Cllr Paul Watson, leader of Sunderland City Council, was appointed chair at the annual general meeting of the North East Combined Authority (NECA) yesterday.
This followed the announcement by Cllr Simon Henig, leader of Durham County Council, that he would be standing down from the role.
Cllr Watson, chair of the North East Combined Authority, said: “It’s an honour to be appointed as chair of the North East Combined Authority, having been the lead for Economic Development and Regeneration since the combined authority was established.
“On behalf of my colleagues on the North East Leadership Board, I’d like to thank Cllr Henig for his hard work in chairing the combined authority in its first two years, as we have worked to get it up and running and then developed a devolution deal with the Government.
“It’s important to acknowledge the good progress that has been made over the last two years. I’m really looking forward to all of the NECA member authorities continuing to work together to create better opportunities for everyone in our region as we finalise arrangements for devolution.
“Working together more closely in the future will not only benefit individual authorities but elevate the economic performance of the whole of the North East nationally and globally.”
Speaking at the annual general meeting yesterday (June 21) Cllr Henig thanked members for their support and confirmed that he would be standing down as planned following two years at the helm.

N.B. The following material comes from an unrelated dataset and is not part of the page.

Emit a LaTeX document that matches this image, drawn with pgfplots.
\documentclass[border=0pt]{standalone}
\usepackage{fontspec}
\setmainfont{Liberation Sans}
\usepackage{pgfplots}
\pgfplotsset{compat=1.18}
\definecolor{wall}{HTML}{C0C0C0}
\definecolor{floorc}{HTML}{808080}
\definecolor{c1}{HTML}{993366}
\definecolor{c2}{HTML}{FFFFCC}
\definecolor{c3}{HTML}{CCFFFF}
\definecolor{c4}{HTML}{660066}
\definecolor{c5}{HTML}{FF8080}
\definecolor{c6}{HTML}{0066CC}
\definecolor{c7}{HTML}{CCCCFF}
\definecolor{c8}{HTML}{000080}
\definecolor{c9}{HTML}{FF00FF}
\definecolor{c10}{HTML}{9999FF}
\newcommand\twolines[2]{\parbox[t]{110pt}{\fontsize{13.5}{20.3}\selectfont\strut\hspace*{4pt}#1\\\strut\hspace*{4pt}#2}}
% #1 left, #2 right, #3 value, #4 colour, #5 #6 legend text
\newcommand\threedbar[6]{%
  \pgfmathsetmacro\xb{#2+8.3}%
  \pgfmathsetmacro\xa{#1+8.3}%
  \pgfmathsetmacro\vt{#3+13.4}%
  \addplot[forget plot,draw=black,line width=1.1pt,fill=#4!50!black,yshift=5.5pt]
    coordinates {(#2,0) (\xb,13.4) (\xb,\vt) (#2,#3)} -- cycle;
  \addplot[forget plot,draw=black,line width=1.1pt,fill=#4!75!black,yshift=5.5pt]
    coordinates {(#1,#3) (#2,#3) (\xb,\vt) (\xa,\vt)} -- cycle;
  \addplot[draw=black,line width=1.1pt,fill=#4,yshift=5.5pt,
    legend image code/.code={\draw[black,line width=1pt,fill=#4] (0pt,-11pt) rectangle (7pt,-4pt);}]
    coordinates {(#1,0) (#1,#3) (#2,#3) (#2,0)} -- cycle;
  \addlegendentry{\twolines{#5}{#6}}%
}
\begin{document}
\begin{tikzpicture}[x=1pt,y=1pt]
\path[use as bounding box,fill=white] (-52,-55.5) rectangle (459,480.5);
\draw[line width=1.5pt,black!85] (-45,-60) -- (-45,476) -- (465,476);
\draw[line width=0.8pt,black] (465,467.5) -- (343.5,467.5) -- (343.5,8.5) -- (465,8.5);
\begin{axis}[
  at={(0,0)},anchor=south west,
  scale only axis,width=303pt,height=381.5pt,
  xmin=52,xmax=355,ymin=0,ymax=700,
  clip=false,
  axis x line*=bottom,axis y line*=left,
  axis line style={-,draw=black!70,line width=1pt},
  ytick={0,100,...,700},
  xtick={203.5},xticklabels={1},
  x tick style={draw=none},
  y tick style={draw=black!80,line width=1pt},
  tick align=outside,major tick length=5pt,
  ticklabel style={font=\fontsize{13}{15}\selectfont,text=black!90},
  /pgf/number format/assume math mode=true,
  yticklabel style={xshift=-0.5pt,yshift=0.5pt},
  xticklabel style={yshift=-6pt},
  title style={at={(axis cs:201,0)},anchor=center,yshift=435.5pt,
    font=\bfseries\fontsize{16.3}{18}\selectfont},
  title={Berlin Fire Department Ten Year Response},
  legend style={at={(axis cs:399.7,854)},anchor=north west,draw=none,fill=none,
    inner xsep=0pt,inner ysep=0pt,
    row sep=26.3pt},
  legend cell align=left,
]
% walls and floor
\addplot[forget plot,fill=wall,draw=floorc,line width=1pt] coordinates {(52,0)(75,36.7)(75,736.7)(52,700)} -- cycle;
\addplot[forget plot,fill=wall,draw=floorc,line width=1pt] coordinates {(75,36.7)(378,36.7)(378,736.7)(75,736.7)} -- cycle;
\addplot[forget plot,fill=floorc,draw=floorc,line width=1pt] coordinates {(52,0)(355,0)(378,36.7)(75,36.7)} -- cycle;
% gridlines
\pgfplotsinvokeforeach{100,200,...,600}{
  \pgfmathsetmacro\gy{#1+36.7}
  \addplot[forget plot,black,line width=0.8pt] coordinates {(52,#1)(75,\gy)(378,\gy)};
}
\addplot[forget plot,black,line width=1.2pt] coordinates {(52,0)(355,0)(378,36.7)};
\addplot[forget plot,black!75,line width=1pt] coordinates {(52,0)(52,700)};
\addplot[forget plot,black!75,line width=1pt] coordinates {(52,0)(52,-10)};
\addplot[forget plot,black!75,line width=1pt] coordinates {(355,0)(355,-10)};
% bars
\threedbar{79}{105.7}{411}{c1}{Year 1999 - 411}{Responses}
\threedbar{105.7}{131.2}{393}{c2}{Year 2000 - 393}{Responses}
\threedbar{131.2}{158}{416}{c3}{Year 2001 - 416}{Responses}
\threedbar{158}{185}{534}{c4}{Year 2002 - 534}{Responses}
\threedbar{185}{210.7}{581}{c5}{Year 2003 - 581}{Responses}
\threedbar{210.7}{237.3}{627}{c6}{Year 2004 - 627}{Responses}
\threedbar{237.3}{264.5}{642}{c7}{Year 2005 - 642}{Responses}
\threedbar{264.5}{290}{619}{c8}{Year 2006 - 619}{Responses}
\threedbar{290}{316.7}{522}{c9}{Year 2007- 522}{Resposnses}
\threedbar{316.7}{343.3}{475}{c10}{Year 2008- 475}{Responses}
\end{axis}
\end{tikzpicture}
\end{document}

Cllr Henig said: “I have been honoured to chair the North East Combined Authority over its first two years and in the months leading up to its formation.
“In that time we have firmly established the North East in the first wave of devolution across the country – something I, and many others, believe is key to achieving a bright future for us all.

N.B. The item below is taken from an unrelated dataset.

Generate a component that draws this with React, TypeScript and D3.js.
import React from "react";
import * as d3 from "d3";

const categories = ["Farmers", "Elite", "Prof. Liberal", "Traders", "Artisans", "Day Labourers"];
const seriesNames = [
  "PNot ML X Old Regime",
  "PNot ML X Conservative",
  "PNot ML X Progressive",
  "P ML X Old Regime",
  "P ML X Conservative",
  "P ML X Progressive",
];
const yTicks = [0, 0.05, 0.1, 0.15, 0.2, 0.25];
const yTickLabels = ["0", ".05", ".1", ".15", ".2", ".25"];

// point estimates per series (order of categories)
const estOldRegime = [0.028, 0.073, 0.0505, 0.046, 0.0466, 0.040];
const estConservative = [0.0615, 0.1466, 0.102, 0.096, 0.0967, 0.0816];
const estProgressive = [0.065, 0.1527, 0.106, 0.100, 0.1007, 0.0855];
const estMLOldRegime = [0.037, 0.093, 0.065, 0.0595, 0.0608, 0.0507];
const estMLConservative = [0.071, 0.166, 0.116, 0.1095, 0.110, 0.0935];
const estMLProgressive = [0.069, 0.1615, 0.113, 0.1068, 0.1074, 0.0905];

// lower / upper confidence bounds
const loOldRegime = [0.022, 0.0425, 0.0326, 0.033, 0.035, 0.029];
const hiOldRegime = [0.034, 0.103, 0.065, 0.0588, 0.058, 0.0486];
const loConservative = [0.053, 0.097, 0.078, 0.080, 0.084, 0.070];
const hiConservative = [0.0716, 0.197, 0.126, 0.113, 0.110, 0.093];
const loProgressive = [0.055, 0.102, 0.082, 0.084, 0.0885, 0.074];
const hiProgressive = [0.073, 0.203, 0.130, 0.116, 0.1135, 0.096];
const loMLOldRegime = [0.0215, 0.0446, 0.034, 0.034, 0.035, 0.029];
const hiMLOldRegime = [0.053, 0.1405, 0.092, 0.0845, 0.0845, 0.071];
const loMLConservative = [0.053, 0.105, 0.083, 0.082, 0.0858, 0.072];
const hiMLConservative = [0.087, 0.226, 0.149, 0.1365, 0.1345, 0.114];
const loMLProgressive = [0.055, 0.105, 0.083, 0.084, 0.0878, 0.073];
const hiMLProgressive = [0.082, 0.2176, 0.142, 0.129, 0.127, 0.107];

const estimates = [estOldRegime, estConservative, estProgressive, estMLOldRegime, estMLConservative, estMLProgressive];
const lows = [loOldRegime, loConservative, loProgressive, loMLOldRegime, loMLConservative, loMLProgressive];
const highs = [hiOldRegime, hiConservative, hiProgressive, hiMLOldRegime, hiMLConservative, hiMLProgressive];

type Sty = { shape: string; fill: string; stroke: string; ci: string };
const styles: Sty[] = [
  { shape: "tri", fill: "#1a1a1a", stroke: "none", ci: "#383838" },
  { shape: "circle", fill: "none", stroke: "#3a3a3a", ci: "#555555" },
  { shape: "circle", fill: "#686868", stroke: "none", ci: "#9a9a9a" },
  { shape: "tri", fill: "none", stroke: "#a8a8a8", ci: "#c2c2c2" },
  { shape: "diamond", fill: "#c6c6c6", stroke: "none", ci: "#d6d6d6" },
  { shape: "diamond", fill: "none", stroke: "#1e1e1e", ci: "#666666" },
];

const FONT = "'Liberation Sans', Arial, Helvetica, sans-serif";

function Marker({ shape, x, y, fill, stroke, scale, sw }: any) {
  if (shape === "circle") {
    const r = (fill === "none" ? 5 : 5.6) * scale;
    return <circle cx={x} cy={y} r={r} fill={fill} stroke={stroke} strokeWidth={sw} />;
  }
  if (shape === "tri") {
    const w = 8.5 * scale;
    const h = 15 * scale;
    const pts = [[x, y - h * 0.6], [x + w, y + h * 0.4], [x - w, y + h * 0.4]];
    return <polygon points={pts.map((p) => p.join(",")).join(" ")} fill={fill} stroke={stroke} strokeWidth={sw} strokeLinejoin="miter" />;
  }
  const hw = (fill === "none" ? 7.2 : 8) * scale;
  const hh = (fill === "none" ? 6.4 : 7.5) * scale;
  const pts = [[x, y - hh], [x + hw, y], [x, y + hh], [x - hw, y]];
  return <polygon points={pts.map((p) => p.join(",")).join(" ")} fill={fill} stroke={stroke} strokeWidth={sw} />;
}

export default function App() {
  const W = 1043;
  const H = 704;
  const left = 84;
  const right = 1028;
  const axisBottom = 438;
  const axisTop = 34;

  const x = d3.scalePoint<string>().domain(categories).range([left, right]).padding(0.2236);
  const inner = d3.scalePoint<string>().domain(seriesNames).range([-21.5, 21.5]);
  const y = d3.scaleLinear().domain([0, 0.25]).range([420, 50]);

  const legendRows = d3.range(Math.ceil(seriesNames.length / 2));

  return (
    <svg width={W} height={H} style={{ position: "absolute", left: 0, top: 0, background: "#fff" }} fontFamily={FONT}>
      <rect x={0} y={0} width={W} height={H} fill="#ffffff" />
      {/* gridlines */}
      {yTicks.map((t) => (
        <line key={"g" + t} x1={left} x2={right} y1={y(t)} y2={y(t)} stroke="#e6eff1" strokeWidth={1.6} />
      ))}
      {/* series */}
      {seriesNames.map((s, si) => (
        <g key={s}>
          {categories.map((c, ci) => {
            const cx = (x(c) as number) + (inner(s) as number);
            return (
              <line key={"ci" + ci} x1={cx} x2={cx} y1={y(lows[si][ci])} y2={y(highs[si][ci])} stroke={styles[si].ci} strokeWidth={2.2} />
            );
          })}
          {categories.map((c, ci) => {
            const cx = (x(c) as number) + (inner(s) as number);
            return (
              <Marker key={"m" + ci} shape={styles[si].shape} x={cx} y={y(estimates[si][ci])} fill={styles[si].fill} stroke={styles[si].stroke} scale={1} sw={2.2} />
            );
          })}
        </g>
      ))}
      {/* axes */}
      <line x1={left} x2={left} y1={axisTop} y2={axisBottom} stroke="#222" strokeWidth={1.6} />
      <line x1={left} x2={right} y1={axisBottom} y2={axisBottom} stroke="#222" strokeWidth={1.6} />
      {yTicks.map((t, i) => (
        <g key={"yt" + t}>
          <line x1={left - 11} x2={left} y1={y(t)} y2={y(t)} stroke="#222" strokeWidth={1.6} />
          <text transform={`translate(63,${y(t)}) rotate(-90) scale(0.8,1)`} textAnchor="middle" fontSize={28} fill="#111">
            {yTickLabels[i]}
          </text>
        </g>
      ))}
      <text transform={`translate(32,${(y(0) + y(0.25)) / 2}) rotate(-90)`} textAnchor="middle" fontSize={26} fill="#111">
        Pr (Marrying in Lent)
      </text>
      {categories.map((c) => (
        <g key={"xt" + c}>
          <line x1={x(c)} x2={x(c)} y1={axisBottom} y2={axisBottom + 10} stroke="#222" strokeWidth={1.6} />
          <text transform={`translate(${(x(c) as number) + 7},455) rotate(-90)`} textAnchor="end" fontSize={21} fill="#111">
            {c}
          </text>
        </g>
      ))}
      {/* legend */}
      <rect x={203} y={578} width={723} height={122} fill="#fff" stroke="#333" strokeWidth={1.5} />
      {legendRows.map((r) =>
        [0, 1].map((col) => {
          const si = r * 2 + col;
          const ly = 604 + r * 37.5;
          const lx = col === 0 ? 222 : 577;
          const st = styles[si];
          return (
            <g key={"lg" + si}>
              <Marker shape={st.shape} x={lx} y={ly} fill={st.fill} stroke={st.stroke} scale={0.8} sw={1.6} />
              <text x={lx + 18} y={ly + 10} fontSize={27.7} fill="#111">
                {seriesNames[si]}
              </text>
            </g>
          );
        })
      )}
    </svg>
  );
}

“All of our major achievements – the formation of the Combined Authority in April 2014, the proposed devolution agreement in autumn 2015 and the agreement for the first devolution order in May 2016 – were landmark moments for the North East. All were argued by some to be impossible or very unlikely, with collapse frequently predicted. There were significant challenges at all stages.
“But collapse did not happen and we are still moving forward. We remain on track to establish the foundations of a strong, devolved North East. For this to succeed, I firmly believe there must be engagement and partnership across the region, from the business community to trade unions to members of parliament, voluntary and community groups and all of our residents. I believe this is vital for the future and to make devolution work. I also believe that recent changes in the Local Enterprise Partnership leave it in a very strong position to move forward and I am proud to have served as its vice chair.
“But this is the AGM and it was always intended that the position of chair rotated among our seven local authorities. It is therefore appropriate that I stand down as chair of the North East Combined Authority and vice chair of the North East Local Enterprise Partnership.
“Can I thank everyone for their support over the last two and a half years.”